Let’s face it, it can be quite daunting applying for your first teaching English job; let alone creating a CV that will set you apart from the other applicants! With over 20 years of experience in the TEFL industry, at i-to-i we’ve seen and heard it all before, and are pretty knowledgeable when it comes to things like these, so we thought we’d share with you a short guide on how to write the perfect TEFL CV.
1. Getting started
This is the easy part! Once you’re signed up with i-to-i you can sign-in and browse our jobs board. We’ve made some changes to it, so you can get our Jobs newsletter, which will sent you all the latest TEFL jobs. Take a good look at the job ads and descriptions. Identify what the most important skills employers are looking for and be sure to highlight how you match these with your CV. Sometimes, it can be really helpful to address these within a summary or statement paragraph at the beginning of your paragraph and then back this up with your experience. Whatever seems to be most important to employees needs to be the first skill you discuss and highlight.
2. Contact details
This is one of the most important parts of your TEFL CV. Include your full name and date of birth as well as your nationality (as some countries require this for visa purposes). Make sure you include an email address you can be contacted on, as employers will tend to get in touch with you this way first just for ease.

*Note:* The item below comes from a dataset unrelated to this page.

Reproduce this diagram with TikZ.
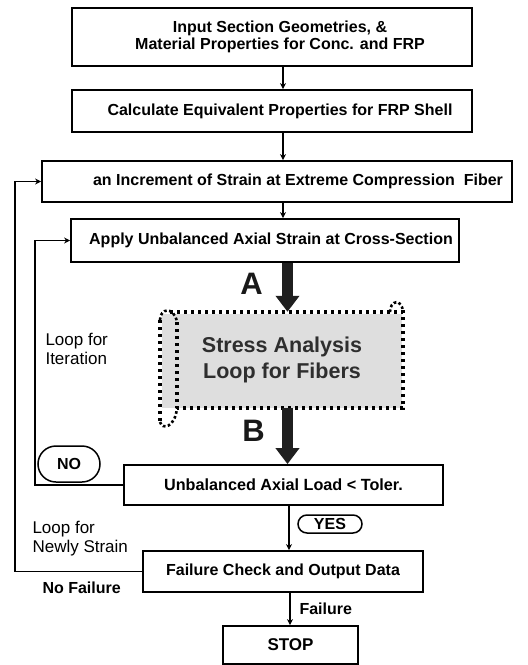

Most TEFL employers ask you to attach a photo to your CV, but avoid putting up a standard passport pic (let’s face it: we don’t look our best, and it doesn’t give an insight into who we are as a person). Your picture should still be professional and you should dress nice, but SMILE! You want employers to look at you and think ‘they look like a good teacher – I’d like them working at my school’.
Explain to your prospective employer who you are by summing yourself up in a few sentence. Avoid the cliches of ‘working well independently/in a team’ and instead focus on your skills towards teaching, and why you want to move to that particular company as it’ll show you’ve done your research.
5. Your education/employment
Include all your qualifications, starting from the most recent, and any previous jobs or work experience you’ve had. What’s so great about the eResume is once you’ve completed a checkpoint, you can showcase it on your eResume, so you have physical proof of how good you are at planning lessons and completing the tasks required to become a successful TEFL teacher.
6. Other information
Here is where you put anything you feel is relevant to the job, without it falling under any other category – for instance, it could be something like IT skills (proficient in Microsoft Windows) to your ability to drive; to even your hobbies like reading or travelling. Have a think about what makes you so relevant: what transferable skills do you have – were you captain of a sports team, or have you tutored younger students in maths? Any skills that are worth demonstrating to a potential TEFL employer are worth mentioning.
Include two references or a ‘referees available upon request’ at the bottom of your CV. If you haven’t taught before, don’t panic – just make it your previous employers, or if you’ve just come out of University, your tutor. It needs to be from people who know what you’re like in a professional environment.
8. Check your CV!
It can be tempting to just save and send once you’ve finished your CV, but you MUST check it as any silly spelling/grammar mistakes could deter you from getting that interview – how can you teach non-natives grammar if you can’t do it correctly yourself? Check, check and check again and get someone else to check it over – this part is extremely important! Once you’re 100% sure that there are NO mistakes in there whatsoever, you can then send it off to prospective employers.
Now you know how to write the perfect TEFL CV, you can put this guide into practice, and rest assured that you will soon be jetting off on your TEFL adventure… good luck and enjoy!